If you dispute that these policies have failed, then look at the economic history of the United States over the past forty years.  This has been a time when the ruling class has moved steadily to the right. Republican moderates of the 1950’s would be viewed as advocating radical left policies in the GOP of today. The Democrats have followed almost lock-step with the Republicans in this march to the right. Oh there are stalwart and persistent left-of-center individuals in each party, but the center keeps moving to the right.  And both parties have gradually been successful in deregulating and abandoning the Keynesian economic model that influenced most government policies in the 40 years before the Nixon presidency. If we listen to the policy announcements from the GOP, we hear one thing, but if we look at the actual facts, we see another.

If we compare the US before Reagan with the US during Obama, a period that has been characterized by increasingly ideologically right-wing administrations, we see that we have gone from being:

  • the world’s biggest creditor nation, to the world’s biggest debtor nation.
  • the worlds biggest exporter of finished goods and importer of raw materials, to being the world’s biggest importer of finished goods and exporter of raw materials.
  • a nation of comparatively narrow distribution of wealth for a developed nation, to the largest income disparity in a developed nation, with the largest concentration of wealth at the top.
  • a nation of low unemployment, to a nation of high (real) unemployment.
  • a nation where everyone could afford higher education, to a nation where only the wealthy can afford a higher education without incurring massive debt.
  • a nation with the best, most developed national infrastructure, to a nation of bankrupt municipalities with crumbling infrastructure and no real investment to correct this problem.
  • a nation of government surpluses at all levels of government, to a nation of bankrupt governments.
  • a nation of prosperous communities and cities, to a nation with beggars and homeless people in every community.
  • a developed nation that was reducing the poverty of its people, to a nation of high, and increasing, extreme poverty.
  • a nation that spends more and more on the military, and less and less on programs for people.
  • a nation where almost anyone who worked hard and applied themselves could get a good job that paid a living wage, to a nation where the working poor have almost no hope of improving their condition or escaping poverty.
  • a nation of rights, liberties and laws, to a nation whose government spies on every citizen, and invades their privacy at will, and where there is one set of laws for the rich and another for the poor.

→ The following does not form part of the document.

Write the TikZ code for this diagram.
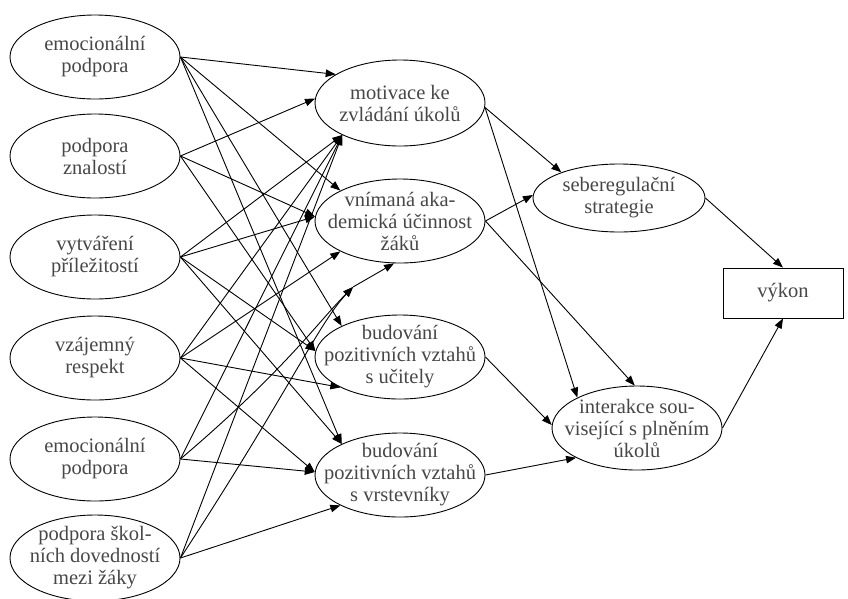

This list could be a great deal longer. This is the reality of the changes that we have experienced in the governance of our nation. Things are better for the extremely wealthy, the wealthier you are, the better you make out. Things are far worse for most of the rest of us.

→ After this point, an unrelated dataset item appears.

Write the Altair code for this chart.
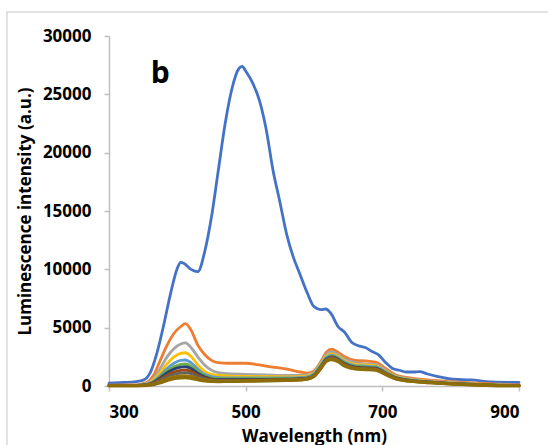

In truth, our nation has experienced a great leap backward at the hands of these ideologues. The United States of America is nothing like the nation I grew up in half a century ago. And, as I cast my eyes about this nation, as it actually is today, I have a very tough time locating things that are better. Oh, there are things that are better: women’s rights, gay rights, racial equality, for example, are greatly improved from the late 1950’s” but all are under siege. The rights and expectations of every citizen are being whittled away every day somewhere. The rights and privileges of huge corporations and the wealthy elites grow as ours shrink. This is a dynamic that is as old as Nebuchadnezzar, and it works the same in Washington DC as it worked three thousand years ago in Babylon.

Unlike ancient Babylon, at least in theory, we live in a representative Republic, so we ought to be able to do something about this great leap backward. What is required is solidarity: we need to get together and vote for rational men and women who will try to actually solve problems rather than perpetuate them with rhetoric and sunshine.